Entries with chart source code
━━━━

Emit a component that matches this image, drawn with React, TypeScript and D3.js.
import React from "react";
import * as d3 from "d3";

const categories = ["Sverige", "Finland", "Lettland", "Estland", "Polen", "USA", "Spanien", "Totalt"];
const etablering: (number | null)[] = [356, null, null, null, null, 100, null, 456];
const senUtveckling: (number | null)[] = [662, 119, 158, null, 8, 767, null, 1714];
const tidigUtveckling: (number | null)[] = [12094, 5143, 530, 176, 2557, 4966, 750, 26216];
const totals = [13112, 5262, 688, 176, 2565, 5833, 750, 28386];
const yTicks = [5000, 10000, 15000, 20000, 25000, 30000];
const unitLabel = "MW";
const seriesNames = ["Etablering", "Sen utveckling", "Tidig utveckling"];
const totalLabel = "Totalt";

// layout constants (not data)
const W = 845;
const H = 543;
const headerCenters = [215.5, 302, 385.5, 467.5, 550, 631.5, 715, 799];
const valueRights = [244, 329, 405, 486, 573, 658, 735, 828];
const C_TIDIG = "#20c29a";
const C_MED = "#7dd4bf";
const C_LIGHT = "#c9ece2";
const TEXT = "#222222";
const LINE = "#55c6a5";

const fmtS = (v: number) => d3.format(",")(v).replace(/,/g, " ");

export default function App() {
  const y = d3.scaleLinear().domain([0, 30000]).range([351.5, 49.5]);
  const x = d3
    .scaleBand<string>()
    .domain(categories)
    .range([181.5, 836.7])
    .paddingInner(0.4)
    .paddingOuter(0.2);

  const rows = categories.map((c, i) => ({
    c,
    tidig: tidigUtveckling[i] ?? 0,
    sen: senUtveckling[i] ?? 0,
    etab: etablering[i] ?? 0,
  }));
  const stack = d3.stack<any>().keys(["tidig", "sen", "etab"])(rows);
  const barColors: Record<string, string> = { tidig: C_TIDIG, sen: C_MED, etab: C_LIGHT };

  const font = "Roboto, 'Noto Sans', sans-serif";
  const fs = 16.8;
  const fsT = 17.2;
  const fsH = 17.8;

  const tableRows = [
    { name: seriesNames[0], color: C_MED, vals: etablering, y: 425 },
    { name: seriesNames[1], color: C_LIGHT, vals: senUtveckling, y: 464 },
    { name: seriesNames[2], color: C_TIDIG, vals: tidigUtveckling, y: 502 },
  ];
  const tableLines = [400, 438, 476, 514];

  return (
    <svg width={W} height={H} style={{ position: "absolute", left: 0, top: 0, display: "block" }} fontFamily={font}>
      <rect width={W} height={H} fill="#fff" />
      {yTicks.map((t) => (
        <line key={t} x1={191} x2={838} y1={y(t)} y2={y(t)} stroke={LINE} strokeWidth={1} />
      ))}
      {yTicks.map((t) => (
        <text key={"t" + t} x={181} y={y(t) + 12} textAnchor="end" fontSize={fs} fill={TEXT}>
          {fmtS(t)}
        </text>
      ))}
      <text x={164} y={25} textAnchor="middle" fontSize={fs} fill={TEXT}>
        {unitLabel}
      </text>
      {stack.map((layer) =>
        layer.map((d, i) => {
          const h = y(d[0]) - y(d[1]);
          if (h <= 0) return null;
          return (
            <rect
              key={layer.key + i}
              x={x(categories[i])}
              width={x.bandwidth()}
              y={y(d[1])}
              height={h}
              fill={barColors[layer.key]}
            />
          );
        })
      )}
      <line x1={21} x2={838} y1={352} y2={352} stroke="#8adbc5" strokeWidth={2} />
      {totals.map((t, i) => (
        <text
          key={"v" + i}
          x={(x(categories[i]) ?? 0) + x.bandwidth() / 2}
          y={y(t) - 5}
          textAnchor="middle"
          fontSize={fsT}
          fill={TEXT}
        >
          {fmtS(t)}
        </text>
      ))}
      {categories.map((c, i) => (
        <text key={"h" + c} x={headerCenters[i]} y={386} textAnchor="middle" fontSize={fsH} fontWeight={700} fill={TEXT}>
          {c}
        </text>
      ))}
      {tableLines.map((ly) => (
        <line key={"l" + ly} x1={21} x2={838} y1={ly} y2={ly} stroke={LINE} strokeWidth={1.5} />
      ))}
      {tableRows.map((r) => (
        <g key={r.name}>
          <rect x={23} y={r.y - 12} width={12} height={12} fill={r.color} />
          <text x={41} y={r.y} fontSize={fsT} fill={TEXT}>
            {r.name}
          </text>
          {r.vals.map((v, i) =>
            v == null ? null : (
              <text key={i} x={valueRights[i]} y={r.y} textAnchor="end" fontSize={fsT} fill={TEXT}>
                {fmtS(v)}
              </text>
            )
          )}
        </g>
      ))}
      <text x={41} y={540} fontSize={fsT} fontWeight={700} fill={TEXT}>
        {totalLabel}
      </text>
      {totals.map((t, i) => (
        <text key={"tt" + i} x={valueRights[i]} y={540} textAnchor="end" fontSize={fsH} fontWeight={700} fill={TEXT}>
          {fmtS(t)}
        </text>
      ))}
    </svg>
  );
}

━━━━

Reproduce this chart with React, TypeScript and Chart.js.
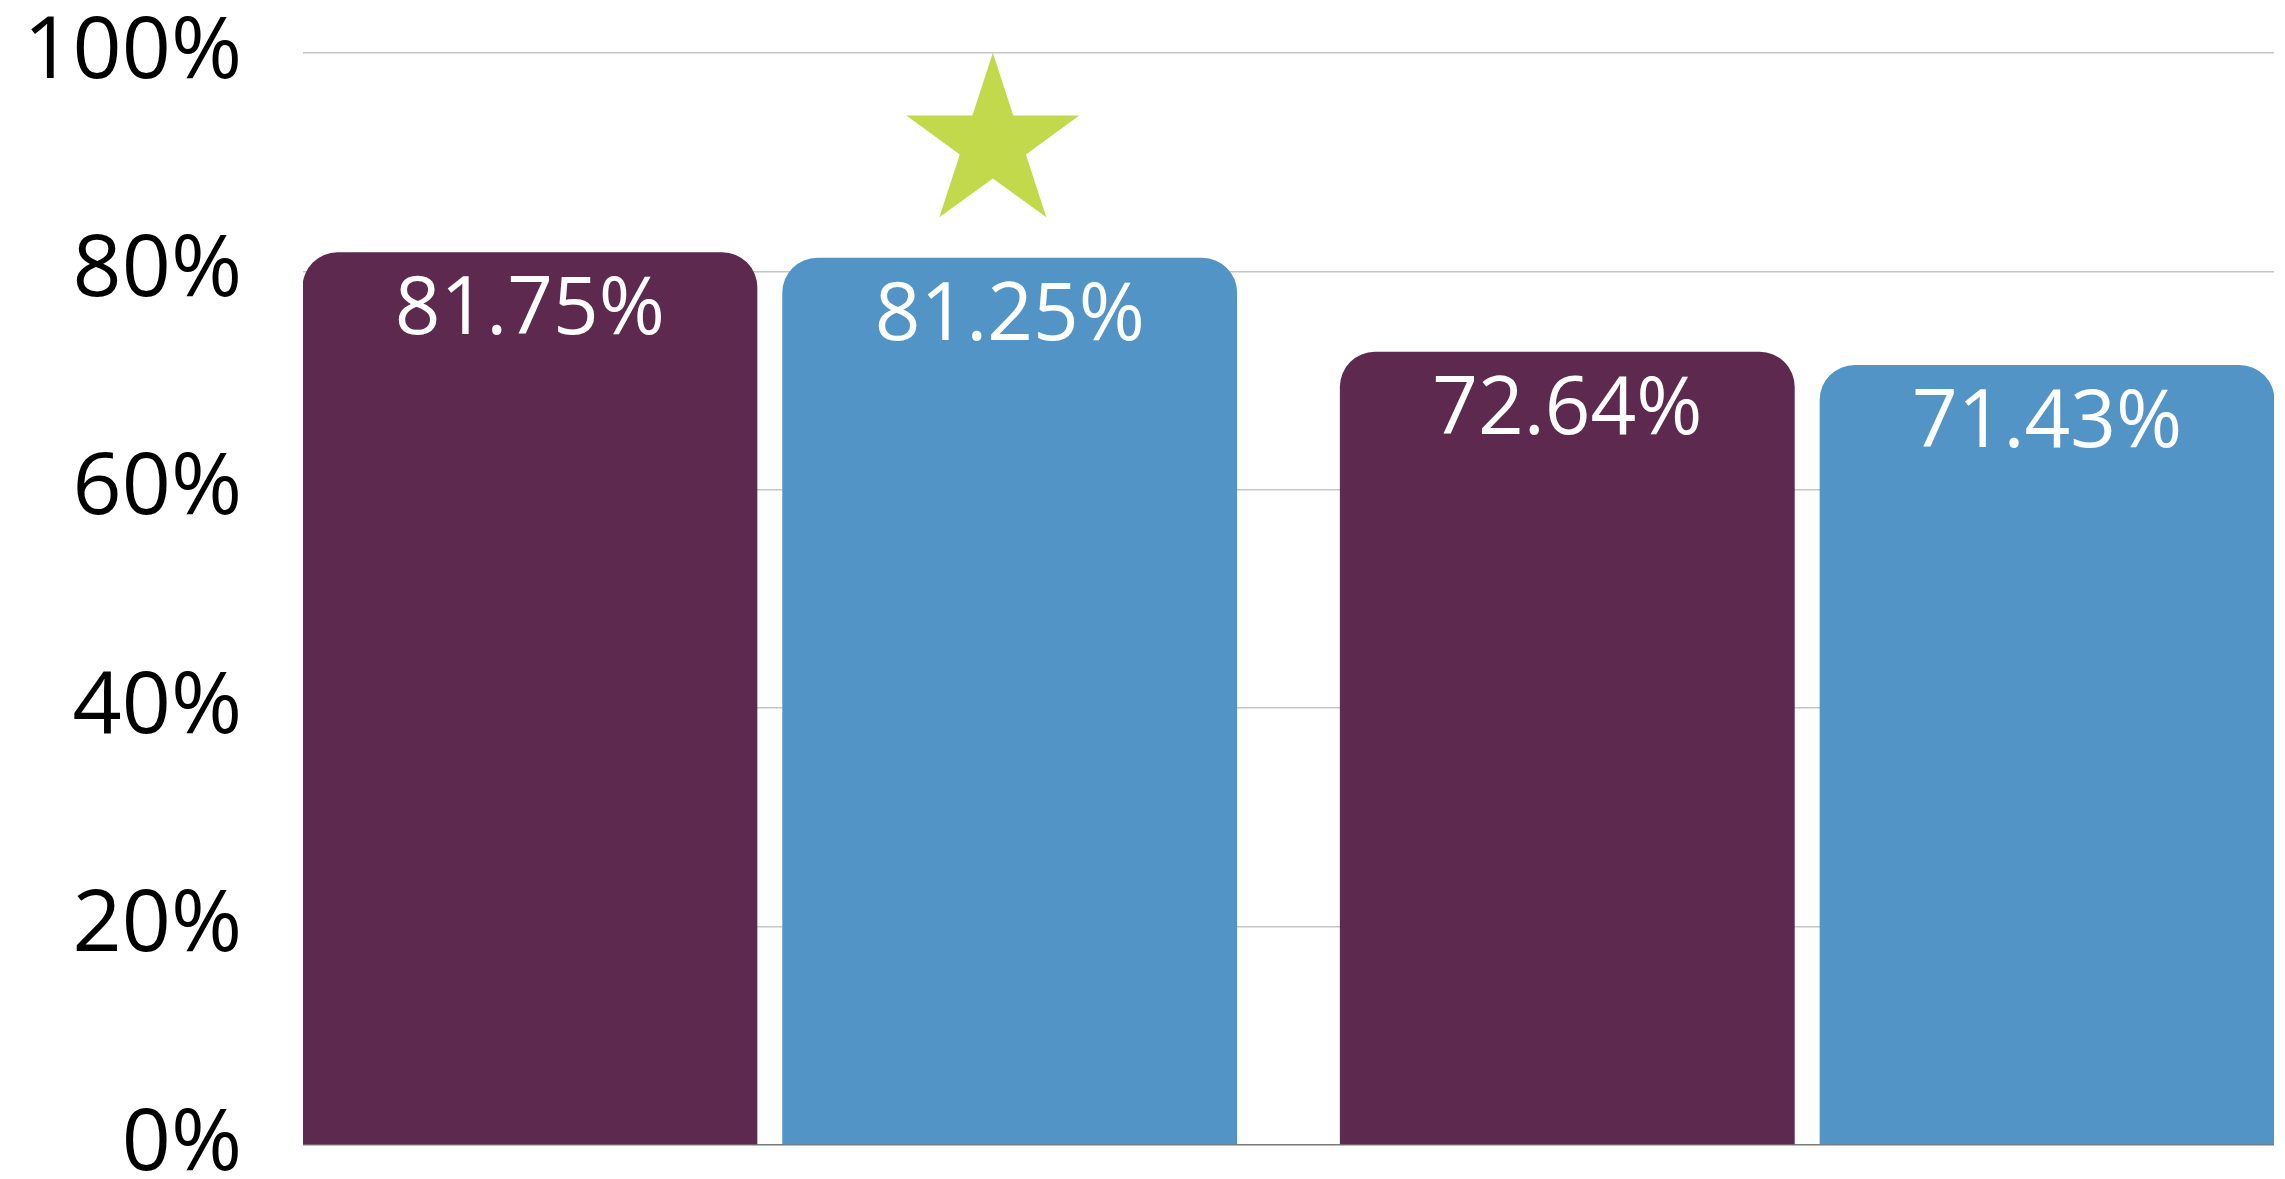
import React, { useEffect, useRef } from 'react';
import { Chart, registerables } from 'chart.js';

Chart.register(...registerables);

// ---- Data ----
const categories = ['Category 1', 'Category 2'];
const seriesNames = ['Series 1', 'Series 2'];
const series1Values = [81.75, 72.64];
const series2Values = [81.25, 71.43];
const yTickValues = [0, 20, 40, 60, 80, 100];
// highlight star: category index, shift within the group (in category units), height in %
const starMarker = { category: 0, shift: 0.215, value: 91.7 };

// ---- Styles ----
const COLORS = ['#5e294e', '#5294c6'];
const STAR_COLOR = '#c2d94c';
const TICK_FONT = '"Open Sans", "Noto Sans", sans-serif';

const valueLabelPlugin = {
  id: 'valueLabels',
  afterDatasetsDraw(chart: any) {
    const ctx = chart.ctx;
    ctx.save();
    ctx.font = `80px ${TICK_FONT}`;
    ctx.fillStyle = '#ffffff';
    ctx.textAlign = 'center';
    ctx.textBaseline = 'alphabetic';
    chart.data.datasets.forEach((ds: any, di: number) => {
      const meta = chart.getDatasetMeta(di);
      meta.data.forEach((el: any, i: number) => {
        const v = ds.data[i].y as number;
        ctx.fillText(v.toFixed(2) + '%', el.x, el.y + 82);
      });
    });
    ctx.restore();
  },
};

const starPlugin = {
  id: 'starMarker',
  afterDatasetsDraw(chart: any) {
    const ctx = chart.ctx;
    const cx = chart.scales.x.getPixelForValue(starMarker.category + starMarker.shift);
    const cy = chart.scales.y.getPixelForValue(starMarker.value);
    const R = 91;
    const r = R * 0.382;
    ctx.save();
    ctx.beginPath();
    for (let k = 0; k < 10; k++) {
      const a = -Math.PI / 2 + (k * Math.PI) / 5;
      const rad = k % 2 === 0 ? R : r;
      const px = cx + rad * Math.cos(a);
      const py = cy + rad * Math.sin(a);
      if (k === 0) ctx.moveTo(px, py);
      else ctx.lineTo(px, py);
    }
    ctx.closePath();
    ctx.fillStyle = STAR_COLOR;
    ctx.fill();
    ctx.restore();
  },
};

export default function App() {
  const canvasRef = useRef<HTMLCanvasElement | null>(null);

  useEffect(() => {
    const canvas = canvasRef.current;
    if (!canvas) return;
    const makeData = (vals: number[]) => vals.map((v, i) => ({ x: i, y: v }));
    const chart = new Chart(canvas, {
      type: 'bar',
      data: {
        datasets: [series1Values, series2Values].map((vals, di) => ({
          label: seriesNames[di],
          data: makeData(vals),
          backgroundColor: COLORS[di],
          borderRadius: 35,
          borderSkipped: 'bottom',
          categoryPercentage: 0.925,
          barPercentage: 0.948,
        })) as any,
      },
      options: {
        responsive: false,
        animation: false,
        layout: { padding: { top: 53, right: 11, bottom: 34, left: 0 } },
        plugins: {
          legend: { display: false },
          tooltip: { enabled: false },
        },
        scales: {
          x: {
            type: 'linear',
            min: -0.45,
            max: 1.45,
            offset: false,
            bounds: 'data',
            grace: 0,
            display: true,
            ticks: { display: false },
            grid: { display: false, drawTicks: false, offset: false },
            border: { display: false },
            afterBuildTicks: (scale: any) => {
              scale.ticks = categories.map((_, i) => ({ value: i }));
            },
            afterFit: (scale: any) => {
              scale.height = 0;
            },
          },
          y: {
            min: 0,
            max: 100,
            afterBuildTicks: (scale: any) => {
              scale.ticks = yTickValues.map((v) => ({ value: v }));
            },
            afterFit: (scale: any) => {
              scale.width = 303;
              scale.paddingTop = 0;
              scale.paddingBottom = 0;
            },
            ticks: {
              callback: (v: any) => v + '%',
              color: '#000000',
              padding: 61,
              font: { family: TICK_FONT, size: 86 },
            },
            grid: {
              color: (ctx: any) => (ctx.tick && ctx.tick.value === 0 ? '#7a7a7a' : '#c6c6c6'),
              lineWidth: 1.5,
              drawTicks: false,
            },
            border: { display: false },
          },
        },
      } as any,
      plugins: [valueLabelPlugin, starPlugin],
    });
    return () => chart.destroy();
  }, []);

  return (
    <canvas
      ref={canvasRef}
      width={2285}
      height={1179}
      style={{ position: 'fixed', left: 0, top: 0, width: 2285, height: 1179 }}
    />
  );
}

━━━━

- Job -
Restate word for word the part that opens with the line containing "Reproduce this chart" and closes with the line containing "Chart.register(...registerables);", both ends included, and nothing else. Omit any images.

- Solution for this exercise -
Reproduce this chart with React, TypeScript and Chart.js.
import React, { useEffect, useRef } from 'react';
import { Chart, registerables } from 'chart.js';

Chart.register(...registerables);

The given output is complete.